Herrera hasn’t had much to say about his hot start, as he’s more inclined to let his performance speak for itself, so perhaps his success is best explained by his crew chief, Andrew Hines, who remains the sport’s most successful Pro Stock Motorcycle rider with 56 career wins. Hines was dominant at times on his way to six championships, but he never won three straight events at the start of a season, and he rarely enjoyed the sort of performance advantage that Herrera currently has against the rest of the class.
“It’s amazing the things we’ve learned about Gaige, even after we hired him,” said Hines. “We didn’t know that he’d run Super Comp and Super Gas, and that he’d raced in the Spring Filing Million [high stakes bracket race] or that he’d won the Summit E.T. Series on his Hayabusa. That makes him a true bracket racer, and that’s why he’s bringing such a consistent package on the starting line. At best, he varies only a hundredth, and he’s adapted to our bike so quickly. So far, he’s only made 60 or 70 runs [on a Pro Stock Motorcycle], and for guys who make the switch from a no bar bike, there’s usually a big adjustment. We saw last year that he was an exceptional rider, and that’s when we decided to get to him before someone else did.”

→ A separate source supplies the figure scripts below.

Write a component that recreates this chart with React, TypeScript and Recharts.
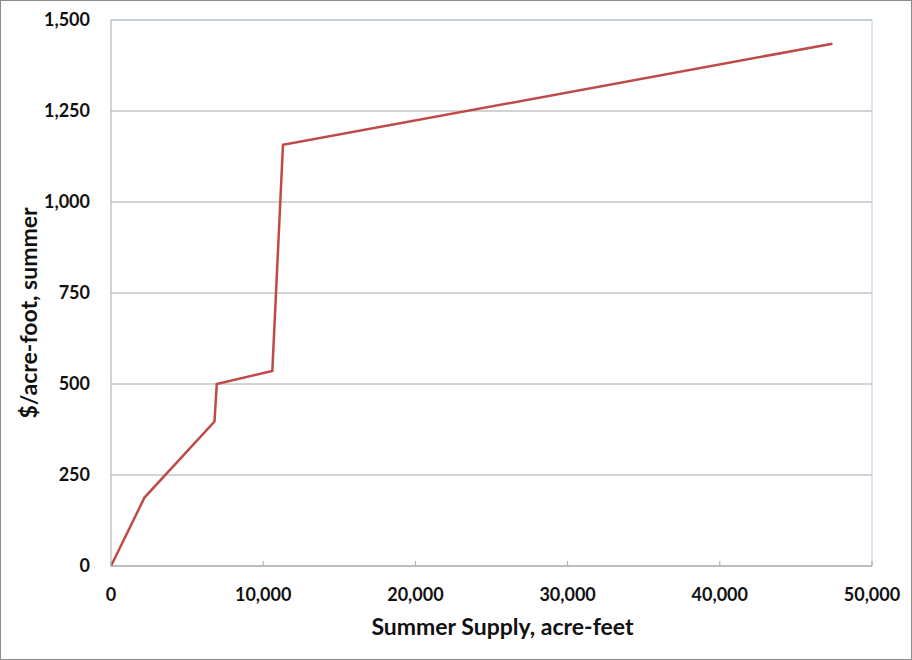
import React from 'react';
import { LineChart, Line, XAxis, YAxis, CartesianGrid, ReferenceLine, Label } from 'recharts';

// summer supply curve
const supplyAcreFeet = [0, 2200, 6800, 6950, 10600, 11300, 47400];
const pricePerAcreFoot = [0, 188, 397, 500, 536, 1157, 1435];

const xTicks = [0, 10000, 20000, 30000, 40000, 50000];
const yTicks = [0, 250, 500, 750, 1000, 1250, 1500];

const data = supplyAcreFeet.map((s, i) => ({ supply: s, price: pricePerAcreFoot[i] }));

const FONT = 'Lato, "Open Sans", sans-serif';
const TEXT = '#111111';
const GRID = '#a8a8a8';
const BORDER_BLUE = '#b8cce4';

const fmt = (v: number) => v.toLocaleString('en-US');

export default function App() {
  return (
    <div
      style={{
        position: 'absolute',
        left: 0,
        top: 0,
        width: 912,
        height: 660,
        boxSizing: 'border-box',
        border: '1px solid #8c8c8c',
        background: '#fff',
      }}
    >
      <LineChart
        width={910}
        height={658}
        data={data}
        margin={{ top: 19, right: 39, left: 0, bottom: 0 }}
        style={{ fontFamily: FONT }}
      >
        <CartesianGrid vertical={false} stroke={GRID} strokeWidth={1} />
        <XAxis
          dataKey="supply"
          type="number"
          domain={[0, 50000]}
          ticks={xTicks}
          tickFormatter={fmt}
          height={93}
          tickSize={-5}
          tickMargin={27}
          axisLine={{ stroke: GRID }}
          tickLine={{ stroke: GRID }}
          tick={{ fill: TEXT, fontSize: 18, fontWeight: 700, fontFamily: FONT }}
        >
          <Label
            content={(props: any) => {
              const vb = props.viewBox;
              return (
                <text
                  x={vb.x + vb.width / 2 + 11}
                  y={vb.y + 69}
                  textAnchor="middle"
                  fill={TEXT}
                  fontSize={23}
                  fontWeight={700}
                  fontFamily={FONT}
                >
                  Summer Supply, acre-feet
                </text>
              );
            }}
          />
        </XAxis>
        <YAxis
          type="number"
          domain={[0, 1500]}
          ticks={yTicks}
          tickFormatter={fmt}
          width={110}
          tickSize={0}
          tickMargin={21}
          axisLine={{ stroke: GRID }}
          tickLine={false}
          tick={{ fill: TEXT, fontSize: 18, fontWeight: 700, fontFamily: FONT }}
        >
          <Label
            content={(props: any) => {
              const vb = props.viewBox;
              const cx = 27;
              const cy = vb.y + vb.height / 2 + 20;
              return (
                <text
                  x={cx}
                  y={cy}
                  transform={`rotate(-90 ${cx} ${cy})`}
                  textAnchor="middle"
                  dominantBaseline="central"
                  fill={TEXT}
                  fontSize={23}
                  fontWeight={700}
                  fontFamily={FONT}
                >
                  $/acre-foot, summer
                </text>
              );
            }}
          />
        </YAxis>
        <ReferenceLine y={1500} stroke={BORDER_BLUE} strokeWidth={1} />
        <ReferenceLine x={50000} stroke={BORDER_BLUE} strokeWidth={1} />
        <Line
          type="linear"
          dataKey="price"
          stroke="#be4b48"
          strokeWidth={2.5}
          dot={false}
          activeDot={false}
          isAnimationActive={false}
        />
      </LineChart>
    </div>
  );
}
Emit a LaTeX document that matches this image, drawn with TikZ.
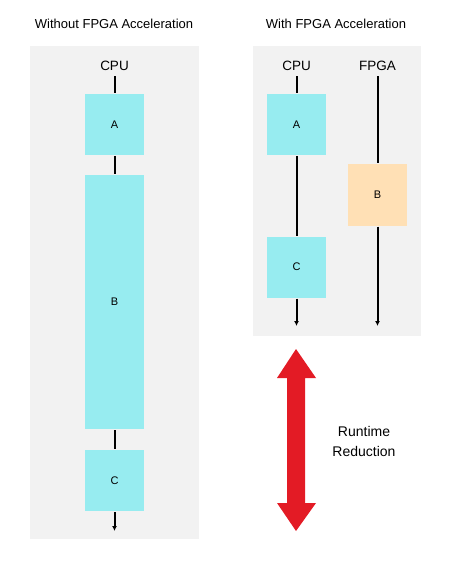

While it’s still early in his career, Hines believes that Herrera is one of the most complete riders he’s ever seen, including his reaction times, his ability to get the bike off the starting line cleanly and to keep it in the groove, and hit all his shift points. Hines admits that Herrera has made a few mistakes, but they’ve all been minor and so far haven’t prevented him from turning on 13 straight win lights, including the Mission Foods #2Fast2Tasty Challenge in Joliet.
“On the starting line, his riding style is so clean, and even Eddie [Krawiec, teammate] will admit to this; that we’re at a point where a 1.04 [sixty-foot time] is bad,” Hines said. “I don’t care if it’s nighttime or daylight or if the track is cold or a bit greasy from the sun, I can overlay graphs from run to run and they are nearly identical. That makes the bike super easy to tune. He’s making my job easier, for sure.
“He’s made maybe one minor mistake at each race like a rev limiter tap or his correction has been a tad late, but at this point, he’s the best rider I’ve seen as far as ability to get the bike to 300 feet,” Hines said. “From 500 feet to the finish line, I still think Eddie and Matt [Smith] have an edge. With these bikes, and the 10-inch tire, you can’t road race them. You’ve got to keep the rear tire square to the track. Once you roll the tire, it kills the run. He’s still learning that part of it. At some point, we’re going to have to show him an example of a run that is bad so he knows what it sounds like when the bike is going lean and it’s about to hurt itself. It’s hard to explain those situations. You have to go through them in order to understand, and that’s the next step we need to take with Gaige.”
At some point, Herrera will lose a round, but it’s difficult to say when that might be, or how it might happen. It might even reach the point where his fellow competitors pay homage to Schultz and take up a collection and post a bounty that goes to the first rider to beat him. Pro Stock Motorcycle can be unpredictable, so there’s always a touch of uncertainty, but for the short term, the entire Vance & Hines team is going to enjoy the ride for as long as it lasts.